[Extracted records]
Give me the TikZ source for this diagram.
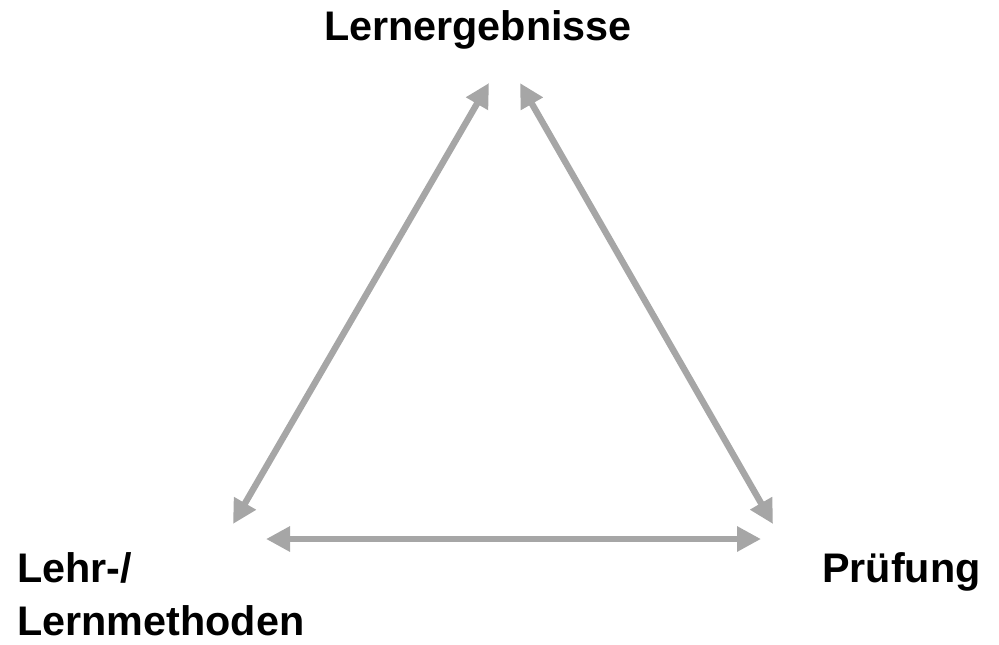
\documentclass[tikz,border=0pt]{standalone}
\usepackage{fontspec}
\setmainfont{Liberation Sans}
\usetikzlibrary{arrows.meta}
\definecolor{arrowgray}{HTML}{A6A6A6}
\tikzset{
  conn/.style={draw=arrowgray, line width=4.8pt, {Triangle[length=18pt,width=18pt]}-{Triangle[length=18pt,width=18pt]}},
  lbl/.style={inner sep=0pt, font=\fontsize{31}{40}\selectfont\bfseries}
}
\begin{document}
\begin{tikzpicture}[x=0.75pt,y=-0.75pt]
\useasboundingbox (0,0) rectangle (999,644);
\node[lbl, anchor=base] (top) at (478,40) {Lernergebnisse};
\node[lbl, anchor=base west] (left1) at (17,582) {Lehr-/};
\node[lbl, anchor=base west] (left2) at (17,635) {Lernmethoden};
\node[lbl, anchor=base west] (right) at (822,582) {Prüfung};
\coordinate (tl) at (489,83);
\coordinate (bl) at (233,524);
\coordinate (tr) at (520,83);
\coordinate (br) at (773,524);
\coordinate (hl) at (266,539);
\coordinate (hr) at (761,539);
\draw[conn] (bl) -- (tl);
\draw[conn] (tr) -- (br);
\draw[conn] (hl) -- (hr);
\end{tikzpicture}
\end{document}
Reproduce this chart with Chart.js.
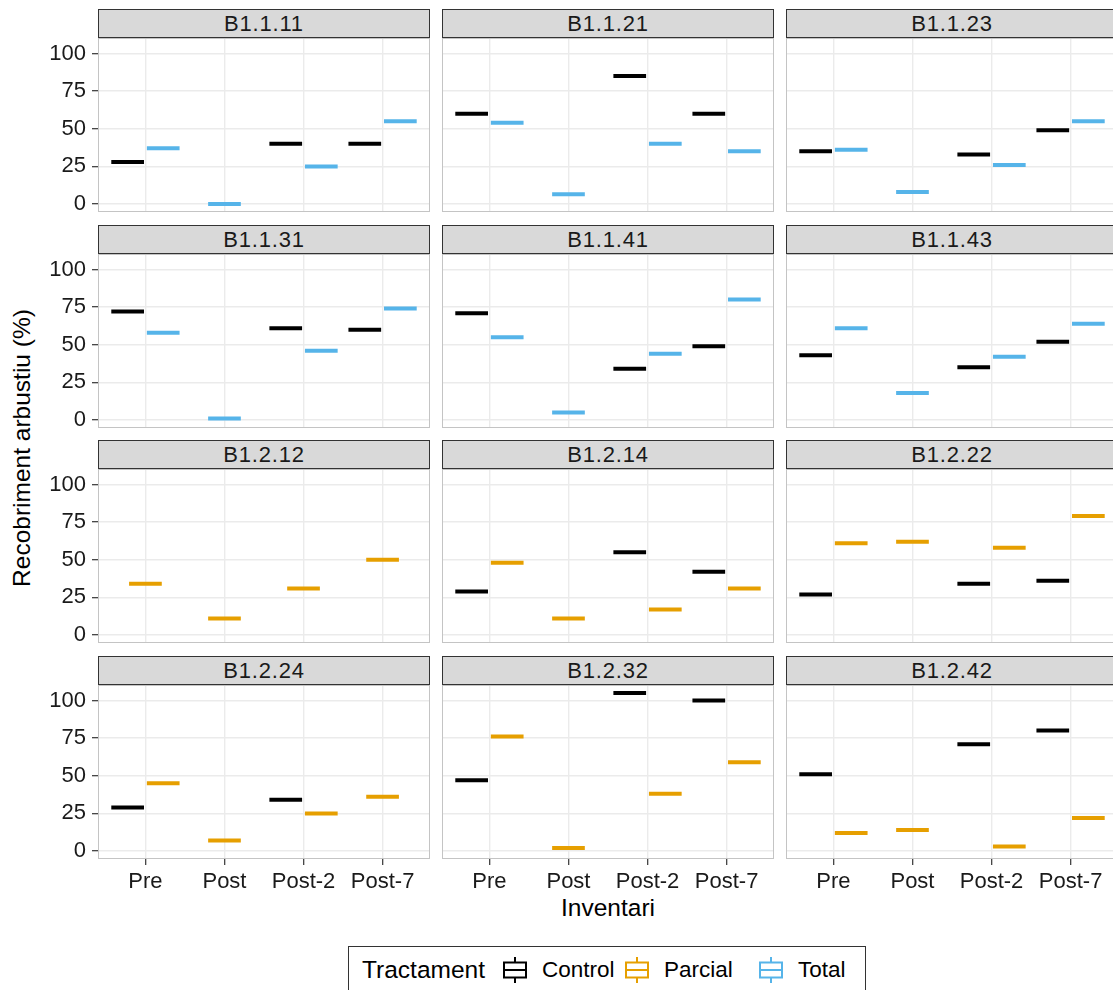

- [Problem requirements] Retype the data above exactly; pictures are not part of the copy.

- [Expected answer]
Give me the TikZ source for this diagram.
\documentclass[tikz,border=0pt]{standalone}
\usepackage{fontspec}
\setmainfont{Liberation Sans}
\usetikzlibrary{arrows.meta}
\definecolor{arrowgray}{HTML}{A6A6A6}
\tikzset{
  conn/.style={draw=arrowgray, line width=4.8pt, {Triangle[length=18pt,width=18pt]}-{Triangle[length=18pt,width=18pt]}},
  lbl/.style={inner sep=0pt, font=\fontsize{31}{40}\selectfont\bfseries}
}
\begin{document}
\begin{tikzpicture}[x=0.75pt,y=-0.75pt]
\useasboundingbox (0,0) rectangle (999,644);
\node[lbl, anchor=base] (top) at (478,40) {Lernergebnisse};
\node[lbl, anchor=base west] (left1) at (17,582) {Lehr-/};
\node[lbl, anchor=base west] (left2) at (17,635) {Lernmethoden};
\node[lbl, anchor=base west] (right) at (822,582) {Prüfung};
\coordinate (tl) at (489,83);
\coordinate (bl) at (233,524);
\coordinate (tr) at (520,83);
\coordinate (br) at (773,524);
\coordinate (hl) at (266,539);
\coordinate (hr) at (761,539);
\draw[conn] (bl) -- (tl);
\draw[conn] (tr) -- (br);
\draw[conn] (hl) -- (hr);
\end{tikzpicture}
\end{document}
Reproduce this chart with Chart.js.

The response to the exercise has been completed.